Criar limites modula o comportamento e ajuda a criança a desenvolver o respeito pelo outro, defende a psicopedagoga Wania Sorguiere, de São Paulo. “Aprender a aceitar o não é superimportante para moldar o humor do seu filho e fazê-lo entender, desde pequeno, que não se pode ter tudo”, diz a especialista. Para isso, é importante estabelecer algumas regras. Ninguém pode, por exemplo, interromper alguém que está falando, dar um tapa no rosto do colega, roubar o doce do irmão ou dizer palavras feias em público. Cabe aos adultos transmitir essas normas, por assim dizer, de conduta, além de garantir que elas sejam obedecidas em qualquer ocasião. Do contrário, o menino ou a menina vai entender que tudo aquilo não passa de um falatório momentâneo facilmente driblado por uma bela birra.

É claro que toda criança, assim como todo adulto, tem impulsos naturais de agressividade e precisa colocá-los para fora. Aí, são o pai e a mãe que vão lhe ensinar a fazer isso de forma saudável, durante as brincadeiras e jogos, por exemplo. “Os pais precisam ter bom senso na hora de ensinar à criança administrar os próprios desejos e não simplesmente reprimi-los”, ensina Silvana. A calmaria reina soberana ao longo do dia, quando a garotada sabe que vai descarregar toda a energia acumulada numa atividade recreativa.

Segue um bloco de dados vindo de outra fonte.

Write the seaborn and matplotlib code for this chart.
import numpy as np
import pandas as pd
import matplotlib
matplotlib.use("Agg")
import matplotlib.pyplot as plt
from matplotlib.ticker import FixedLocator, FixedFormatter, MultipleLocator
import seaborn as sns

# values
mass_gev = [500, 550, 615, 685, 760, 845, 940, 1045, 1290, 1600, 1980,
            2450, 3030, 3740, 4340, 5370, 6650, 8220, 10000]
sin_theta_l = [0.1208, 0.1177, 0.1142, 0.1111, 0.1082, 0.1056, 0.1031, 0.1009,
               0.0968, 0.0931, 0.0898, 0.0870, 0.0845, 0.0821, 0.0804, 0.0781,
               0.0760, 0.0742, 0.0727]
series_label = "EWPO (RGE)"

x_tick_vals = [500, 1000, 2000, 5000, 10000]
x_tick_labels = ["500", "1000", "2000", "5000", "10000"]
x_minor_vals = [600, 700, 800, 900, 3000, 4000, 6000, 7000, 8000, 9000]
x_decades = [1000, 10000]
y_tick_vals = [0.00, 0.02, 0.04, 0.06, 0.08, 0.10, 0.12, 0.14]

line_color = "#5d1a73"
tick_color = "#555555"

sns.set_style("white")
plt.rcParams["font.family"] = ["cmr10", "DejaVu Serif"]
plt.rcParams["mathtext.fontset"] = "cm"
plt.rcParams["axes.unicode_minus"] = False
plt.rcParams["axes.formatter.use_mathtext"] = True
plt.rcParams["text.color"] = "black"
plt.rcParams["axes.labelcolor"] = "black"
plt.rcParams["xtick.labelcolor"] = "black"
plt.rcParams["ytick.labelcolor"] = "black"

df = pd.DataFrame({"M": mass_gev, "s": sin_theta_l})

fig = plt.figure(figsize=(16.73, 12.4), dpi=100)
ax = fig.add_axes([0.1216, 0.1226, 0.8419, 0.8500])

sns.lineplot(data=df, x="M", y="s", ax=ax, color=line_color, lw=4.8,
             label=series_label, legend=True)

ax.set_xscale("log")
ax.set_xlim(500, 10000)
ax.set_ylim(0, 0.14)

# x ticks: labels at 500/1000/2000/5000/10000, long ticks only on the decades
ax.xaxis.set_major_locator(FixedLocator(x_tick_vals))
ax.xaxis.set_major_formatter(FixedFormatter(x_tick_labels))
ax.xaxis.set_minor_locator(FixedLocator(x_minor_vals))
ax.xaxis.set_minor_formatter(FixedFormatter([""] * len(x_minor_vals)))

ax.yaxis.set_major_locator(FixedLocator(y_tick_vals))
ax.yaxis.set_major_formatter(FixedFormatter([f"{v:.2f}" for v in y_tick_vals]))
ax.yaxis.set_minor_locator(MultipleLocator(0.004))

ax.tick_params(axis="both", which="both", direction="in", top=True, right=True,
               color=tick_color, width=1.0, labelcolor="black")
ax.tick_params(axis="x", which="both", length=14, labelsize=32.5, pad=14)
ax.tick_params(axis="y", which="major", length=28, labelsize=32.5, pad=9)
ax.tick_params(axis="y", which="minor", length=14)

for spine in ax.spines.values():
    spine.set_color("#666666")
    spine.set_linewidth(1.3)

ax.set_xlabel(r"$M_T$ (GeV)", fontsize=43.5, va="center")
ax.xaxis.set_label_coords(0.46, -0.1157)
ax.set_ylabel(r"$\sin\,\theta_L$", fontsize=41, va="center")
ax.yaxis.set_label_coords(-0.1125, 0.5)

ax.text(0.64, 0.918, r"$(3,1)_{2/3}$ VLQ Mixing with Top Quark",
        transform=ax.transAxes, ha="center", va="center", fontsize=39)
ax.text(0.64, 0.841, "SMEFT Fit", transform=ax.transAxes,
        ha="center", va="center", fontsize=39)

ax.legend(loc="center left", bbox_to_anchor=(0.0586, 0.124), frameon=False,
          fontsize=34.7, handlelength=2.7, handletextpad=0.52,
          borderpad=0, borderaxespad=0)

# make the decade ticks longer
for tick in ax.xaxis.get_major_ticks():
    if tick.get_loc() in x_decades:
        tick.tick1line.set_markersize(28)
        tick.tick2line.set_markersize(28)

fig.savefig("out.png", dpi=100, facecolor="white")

A responsabilidade dos pais de servir como modelo na educação dos filhos é fundamental. Afinal, educar uma criança é educar um futuro adulto e cidadão. “O pai tem de entender que, se quer que seu filho seja respeitado pelos outros, terá que ensiná-lo a respeitar. Se deseja que ele seja persistente, precisa ensiná-lo a tolerar frustrações e por aí vai”, aconselha a psicóloga Vera Zimmermann, coordenadora do Centro de Referência da Infância e Adolescência da Universidade Federal de São Paulo. Uma criança bem preparada para ser um bom adulto entende, desde cedo, que existem outras pessoas no mundo e, se ela quer ser amada, vai precisar fazer também o que os outros esperam dela.

Por fim, tente se guiar por seus próprios instintos, mantendo sempre a calma diante de um show do seu filho no supermercado ou no shopping. Uma birra aqui, outra ali, sempre acabará acontecendo e isso é perfeitamente normal. Não tenha medo de dizer não. Pode ser difícil ver o pequeno chorar, mas tenha a certeza de que ele está aprendendo uma lição. No fundo, no fundo, a criança fica feliz e aliviada quando vê que existe alguém acima dela capaz de lhe dizer, em meio ao bombardeio diário de novidades, o que deve ou não fazer.

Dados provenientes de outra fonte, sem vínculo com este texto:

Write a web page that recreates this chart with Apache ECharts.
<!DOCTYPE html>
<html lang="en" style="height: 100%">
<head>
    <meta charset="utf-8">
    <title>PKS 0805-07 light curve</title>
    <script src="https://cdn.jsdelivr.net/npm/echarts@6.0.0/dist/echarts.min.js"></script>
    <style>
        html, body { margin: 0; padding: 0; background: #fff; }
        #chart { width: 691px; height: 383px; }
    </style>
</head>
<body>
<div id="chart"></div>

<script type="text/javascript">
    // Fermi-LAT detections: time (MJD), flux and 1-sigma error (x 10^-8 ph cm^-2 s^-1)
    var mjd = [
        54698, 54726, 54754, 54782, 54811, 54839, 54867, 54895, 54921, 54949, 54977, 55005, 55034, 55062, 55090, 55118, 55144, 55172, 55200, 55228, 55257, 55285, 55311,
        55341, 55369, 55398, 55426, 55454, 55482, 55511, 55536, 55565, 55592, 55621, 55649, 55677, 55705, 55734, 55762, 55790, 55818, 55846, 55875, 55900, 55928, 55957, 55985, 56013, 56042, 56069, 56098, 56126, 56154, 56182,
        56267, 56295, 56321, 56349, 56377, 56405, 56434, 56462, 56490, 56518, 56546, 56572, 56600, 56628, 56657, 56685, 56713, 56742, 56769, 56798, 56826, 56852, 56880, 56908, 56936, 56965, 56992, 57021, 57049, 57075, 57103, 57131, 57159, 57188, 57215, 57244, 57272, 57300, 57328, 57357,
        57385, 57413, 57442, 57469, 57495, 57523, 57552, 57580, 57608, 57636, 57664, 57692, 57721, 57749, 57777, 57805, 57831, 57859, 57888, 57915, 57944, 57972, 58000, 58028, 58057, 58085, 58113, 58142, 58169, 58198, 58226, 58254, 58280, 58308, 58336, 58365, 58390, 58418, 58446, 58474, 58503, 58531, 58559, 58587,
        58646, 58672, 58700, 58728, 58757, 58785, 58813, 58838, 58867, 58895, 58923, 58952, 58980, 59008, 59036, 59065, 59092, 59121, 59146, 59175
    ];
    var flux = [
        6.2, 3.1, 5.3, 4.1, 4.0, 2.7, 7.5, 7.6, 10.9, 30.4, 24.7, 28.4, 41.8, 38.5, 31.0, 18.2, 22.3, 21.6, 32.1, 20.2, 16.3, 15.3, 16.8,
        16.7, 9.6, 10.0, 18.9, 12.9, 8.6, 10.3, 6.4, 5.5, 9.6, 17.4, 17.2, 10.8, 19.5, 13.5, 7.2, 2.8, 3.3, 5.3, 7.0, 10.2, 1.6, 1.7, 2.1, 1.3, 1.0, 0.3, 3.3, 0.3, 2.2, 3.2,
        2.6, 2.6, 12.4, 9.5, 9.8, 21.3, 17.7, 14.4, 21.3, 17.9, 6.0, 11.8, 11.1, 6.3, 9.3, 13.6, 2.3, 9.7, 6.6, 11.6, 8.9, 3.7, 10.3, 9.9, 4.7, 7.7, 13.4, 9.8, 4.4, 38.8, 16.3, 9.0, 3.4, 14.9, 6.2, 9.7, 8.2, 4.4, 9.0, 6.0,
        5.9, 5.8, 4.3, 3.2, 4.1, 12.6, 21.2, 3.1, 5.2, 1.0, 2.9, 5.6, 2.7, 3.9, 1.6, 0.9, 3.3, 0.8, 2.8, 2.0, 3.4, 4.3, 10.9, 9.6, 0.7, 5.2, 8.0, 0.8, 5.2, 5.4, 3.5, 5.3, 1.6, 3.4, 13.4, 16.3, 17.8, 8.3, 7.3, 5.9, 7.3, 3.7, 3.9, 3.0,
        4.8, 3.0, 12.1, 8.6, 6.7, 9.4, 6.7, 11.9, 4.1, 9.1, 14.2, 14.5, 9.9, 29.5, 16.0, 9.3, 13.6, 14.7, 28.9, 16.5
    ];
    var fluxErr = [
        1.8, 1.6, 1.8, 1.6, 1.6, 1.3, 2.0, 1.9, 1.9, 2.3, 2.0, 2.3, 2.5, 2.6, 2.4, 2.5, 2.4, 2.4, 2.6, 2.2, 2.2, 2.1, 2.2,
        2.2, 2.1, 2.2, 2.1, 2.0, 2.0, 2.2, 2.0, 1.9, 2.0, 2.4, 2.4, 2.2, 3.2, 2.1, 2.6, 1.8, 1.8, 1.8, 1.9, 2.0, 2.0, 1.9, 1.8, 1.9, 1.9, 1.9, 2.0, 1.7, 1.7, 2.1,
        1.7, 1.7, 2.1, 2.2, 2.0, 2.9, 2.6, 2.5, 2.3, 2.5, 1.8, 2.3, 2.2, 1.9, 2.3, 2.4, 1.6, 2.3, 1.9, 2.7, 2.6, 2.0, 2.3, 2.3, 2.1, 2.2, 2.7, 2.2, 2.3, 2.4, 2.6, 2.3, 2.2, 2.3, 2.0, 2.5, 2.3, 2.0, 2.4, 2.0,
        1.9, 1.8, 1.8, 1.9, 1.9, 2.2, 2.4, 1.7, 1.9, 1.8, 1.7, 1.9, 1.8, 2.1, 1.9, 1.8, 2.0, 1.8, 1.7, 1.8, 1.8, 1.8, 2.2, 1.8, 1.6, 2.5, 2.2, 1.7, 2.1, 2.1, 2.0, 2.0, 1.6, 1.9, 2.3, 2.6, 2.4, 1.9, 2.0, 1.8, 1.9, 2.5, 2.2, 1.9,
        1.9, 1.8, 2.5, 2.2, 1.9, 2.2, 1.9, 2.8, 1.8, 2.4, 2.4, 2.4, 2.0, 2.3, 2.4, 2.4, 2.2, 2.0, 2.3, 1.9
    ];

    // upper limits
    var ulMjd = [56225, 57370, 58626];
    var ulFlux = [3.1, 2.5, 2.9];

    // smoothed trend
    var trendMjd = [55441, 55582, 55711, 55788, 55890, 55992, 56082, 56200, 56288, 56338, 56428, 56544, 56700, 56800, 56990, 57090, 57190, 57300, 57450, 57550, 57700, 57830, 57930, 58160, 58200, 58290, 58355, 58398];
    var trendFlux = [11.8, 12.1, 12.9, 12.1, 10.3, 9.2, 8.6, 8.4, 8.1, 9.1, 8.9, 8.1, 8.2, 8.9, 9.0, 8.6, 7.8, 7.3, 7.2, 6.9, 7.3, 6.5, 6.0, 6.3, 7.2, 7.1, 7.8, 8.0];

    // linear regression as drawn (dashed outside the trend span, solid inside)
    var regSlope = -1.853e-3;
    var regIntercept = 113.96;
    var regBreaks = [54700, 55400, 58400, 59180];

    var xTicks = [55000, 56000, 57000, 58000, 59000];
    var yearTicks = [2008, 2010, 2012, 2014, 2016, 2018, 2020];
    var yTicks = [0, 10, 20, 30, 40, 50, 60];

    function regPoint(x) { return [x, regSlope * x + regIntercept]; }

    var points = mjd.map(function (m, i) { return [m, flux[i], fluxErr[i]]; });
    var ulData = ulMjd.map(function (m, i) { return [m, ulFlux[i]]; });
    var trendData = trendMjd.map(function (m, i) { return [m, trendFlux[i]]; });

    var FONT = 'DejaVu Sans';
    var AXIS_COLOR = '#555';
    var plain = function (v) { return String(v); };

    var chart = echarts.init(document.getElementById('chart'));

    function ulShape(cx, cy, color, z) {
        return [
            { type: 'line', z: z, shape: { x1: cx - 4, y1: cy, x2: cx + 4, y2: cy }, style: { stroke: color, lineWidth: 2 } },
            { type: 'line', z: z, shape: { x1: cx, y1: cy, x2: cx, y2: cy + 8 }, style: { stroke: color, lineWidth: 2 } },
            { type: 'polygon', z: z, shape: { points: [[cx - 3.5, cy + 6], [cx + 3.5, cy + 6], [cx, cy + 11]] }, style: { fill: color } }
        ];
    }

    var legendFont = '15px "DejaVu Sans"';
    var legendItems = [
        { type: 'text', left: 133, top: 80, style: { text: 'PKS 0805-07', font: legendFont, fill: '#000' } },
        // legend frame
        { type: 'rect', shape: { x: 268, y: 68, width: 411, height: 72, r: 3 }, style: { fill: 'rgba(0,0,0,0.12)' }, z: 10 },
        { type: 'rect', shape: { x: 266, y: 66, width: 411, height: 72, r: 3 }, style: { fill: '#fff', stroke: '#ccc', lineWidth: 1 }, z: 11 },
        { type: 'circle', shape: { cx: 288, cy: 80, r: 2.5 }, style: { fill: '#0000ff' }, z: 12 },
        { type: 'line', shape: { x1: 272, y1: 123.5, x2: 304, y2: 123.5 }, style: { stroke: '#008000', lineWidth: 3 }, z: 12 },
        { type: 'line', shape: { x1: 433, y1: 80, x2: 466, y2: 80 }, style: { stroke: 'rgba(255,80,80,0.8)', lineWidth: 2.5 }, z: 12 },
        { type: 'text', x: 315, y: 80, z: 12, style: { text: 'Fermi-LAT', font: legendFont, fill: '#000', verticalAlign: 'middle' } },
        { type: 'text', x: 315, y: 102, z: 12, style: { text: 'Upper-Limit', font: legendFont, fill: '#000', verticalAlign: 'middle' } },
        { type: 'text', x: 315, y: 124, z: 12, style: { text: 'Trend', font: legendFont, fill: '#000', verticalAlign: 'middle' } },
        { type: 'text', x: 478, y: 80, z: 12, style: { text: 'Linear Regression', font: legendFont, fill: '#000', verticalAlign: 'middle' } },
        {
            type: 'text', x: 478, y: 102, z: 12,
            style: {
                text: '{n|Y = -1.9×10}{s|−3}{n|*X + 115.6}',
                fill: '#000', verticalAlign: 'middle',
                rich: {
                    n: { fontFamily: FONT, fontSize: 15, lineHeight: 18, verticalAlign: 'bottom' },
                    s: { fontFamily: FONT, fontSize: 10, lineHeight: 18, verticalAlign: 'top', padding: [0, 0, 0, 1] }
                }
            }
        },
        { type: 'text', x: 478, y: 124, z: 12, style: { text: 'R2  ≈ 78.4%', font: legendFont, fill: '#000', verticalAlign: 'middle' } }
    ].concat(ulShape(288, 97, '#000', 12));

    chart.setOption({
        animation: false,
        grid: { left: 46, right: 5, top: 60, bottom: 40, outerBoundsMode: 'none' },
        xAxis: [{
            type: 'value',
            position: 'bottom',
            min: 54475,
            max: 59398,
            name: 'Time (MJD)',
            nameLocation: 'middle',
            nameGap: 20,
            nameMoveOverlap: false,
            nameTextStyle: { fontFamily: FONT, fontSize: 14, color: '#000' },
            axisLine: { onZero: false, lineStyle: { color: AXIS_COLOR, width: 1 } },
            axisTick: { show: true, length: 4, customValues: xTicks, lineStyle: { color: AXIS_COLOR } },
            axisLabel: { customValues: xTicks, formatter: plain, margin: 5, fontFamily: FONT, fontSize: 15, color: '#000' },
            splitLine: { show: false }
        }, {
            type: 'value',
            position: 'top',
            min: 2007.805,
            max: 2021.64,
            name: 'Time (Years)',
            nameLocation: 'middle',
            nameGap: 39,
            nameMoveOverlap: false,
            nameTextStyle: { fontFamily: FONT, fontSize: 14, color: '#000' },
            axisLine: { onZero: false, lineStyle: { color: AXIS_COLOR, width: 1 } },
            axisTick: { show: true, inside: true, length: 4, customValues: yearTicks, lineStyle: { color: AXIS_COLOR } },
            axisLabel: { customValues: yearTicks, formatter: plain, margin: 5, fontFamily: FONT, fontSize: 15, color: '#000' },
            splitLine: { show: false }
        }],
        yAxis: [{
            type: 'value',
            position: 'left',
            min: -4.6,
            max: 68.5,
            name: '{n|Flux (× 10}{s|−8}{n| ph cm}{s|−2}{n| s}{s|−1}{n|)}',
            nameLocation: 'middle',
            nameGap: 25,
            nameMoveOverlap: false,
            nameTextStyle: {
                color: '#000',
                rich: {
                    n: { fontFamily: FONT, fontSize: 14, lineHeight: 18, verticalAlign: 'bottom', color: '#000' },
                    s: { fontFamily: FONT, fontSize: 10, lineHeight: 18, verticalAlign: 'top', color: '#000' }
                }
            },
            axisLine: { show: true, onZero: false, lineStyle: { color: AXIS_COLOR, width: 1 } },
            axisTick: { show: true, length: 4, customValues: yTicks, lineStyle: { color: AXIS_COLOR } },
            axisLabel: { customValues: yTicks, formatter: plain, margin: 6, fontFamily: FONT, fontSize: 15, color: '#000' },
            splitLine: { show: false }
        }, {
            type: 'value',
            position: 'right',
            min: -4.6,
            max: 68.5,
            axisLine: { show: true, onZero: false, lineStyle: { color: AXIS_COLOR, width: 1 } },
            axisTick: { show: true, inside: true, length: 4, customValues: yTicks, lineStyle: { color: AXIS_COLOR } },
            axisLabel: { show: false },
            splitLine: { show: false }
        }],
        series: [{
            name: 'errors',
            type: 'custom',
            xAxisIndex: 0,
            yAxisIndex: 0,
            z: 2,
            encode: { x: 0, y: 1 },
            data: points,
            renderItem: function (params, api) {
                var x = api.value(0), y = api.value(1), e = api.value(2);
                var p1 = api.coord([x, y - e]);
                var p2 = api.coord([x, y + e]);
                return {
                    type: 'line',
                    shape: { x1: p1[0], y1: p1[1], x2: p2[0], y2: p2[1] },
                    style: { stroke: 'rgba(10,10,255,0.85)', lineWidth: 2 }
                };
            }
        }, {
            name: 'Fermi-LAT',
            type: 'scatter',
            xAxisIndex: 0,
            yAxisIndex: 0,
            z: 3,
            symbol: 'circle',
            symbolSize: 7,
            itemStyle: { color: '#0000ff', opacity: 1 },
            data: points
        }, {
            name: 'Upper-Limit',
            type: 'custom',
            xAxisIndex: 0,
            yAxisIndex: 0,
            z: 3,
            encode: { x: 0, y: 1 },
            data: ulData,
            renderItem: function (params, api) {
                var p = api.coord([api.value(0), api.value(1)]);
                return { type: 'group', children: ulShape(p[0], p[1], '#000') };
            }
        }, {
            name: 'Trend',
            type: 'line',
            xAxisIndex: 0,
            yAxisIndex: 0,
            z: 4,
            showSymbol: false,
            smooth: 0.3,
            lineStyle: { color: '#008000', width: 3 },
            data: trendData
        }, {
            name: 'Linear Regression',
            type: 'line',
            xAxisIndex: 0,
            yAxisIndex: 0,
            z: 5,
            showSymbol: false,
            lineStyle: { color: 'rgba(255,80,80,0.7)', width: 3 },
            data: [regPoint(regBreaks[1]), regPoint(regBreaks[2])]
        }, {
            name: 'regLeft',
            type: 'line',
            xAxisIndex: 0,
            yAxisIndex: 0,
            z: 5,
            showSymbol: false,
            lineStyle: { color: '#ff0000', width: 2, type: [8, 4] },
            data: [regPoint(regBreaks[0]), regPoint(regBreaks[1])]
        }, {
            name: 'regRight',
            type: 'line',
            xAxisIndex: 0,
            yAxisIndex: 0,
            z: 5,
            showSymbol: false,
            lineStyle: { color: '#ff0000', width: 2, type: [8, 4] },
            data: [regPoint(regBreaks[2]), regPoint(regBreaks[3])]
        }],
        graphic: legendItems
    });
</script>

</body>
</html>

Na dose certa - Se o seu filho já passou dos 5 anos e continua fazendo muita birra, sente com seu marido ou sua mulher e converse sobre o que pode estar errado. Esse comportamento talvez esteja camuflando algum problema em casa ou até mesmo na escola.

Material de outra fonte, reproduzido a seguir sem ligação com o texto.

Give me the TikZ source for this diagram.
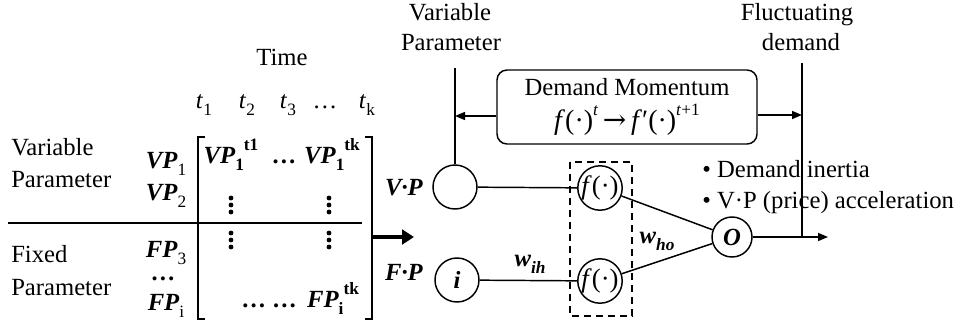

- Não tenha medo de tomar atitudes que possam ser desagradáveis para você, mas necessárias para o aprendizado da criança. Ninguém gosta de colocar o filho de castigo, mas às vezes ele vai precisar desse momento, sozinho, para refletir sobre uma atitude malcriada ou algo do gênero.

- Esteja ciente de que você e os outros adultos que circundam seu filho servem de modelo para ele. Assim, a criança vai copiar alguns de seus atos primeiramente em brincadeiras, mas, em seguida, nas situações reais. Portanto, esqueça o ditado “faça o que eu digo, mas não faça o que eu faço”. Ele pode servir para outras situações, mas nunca com seu filho.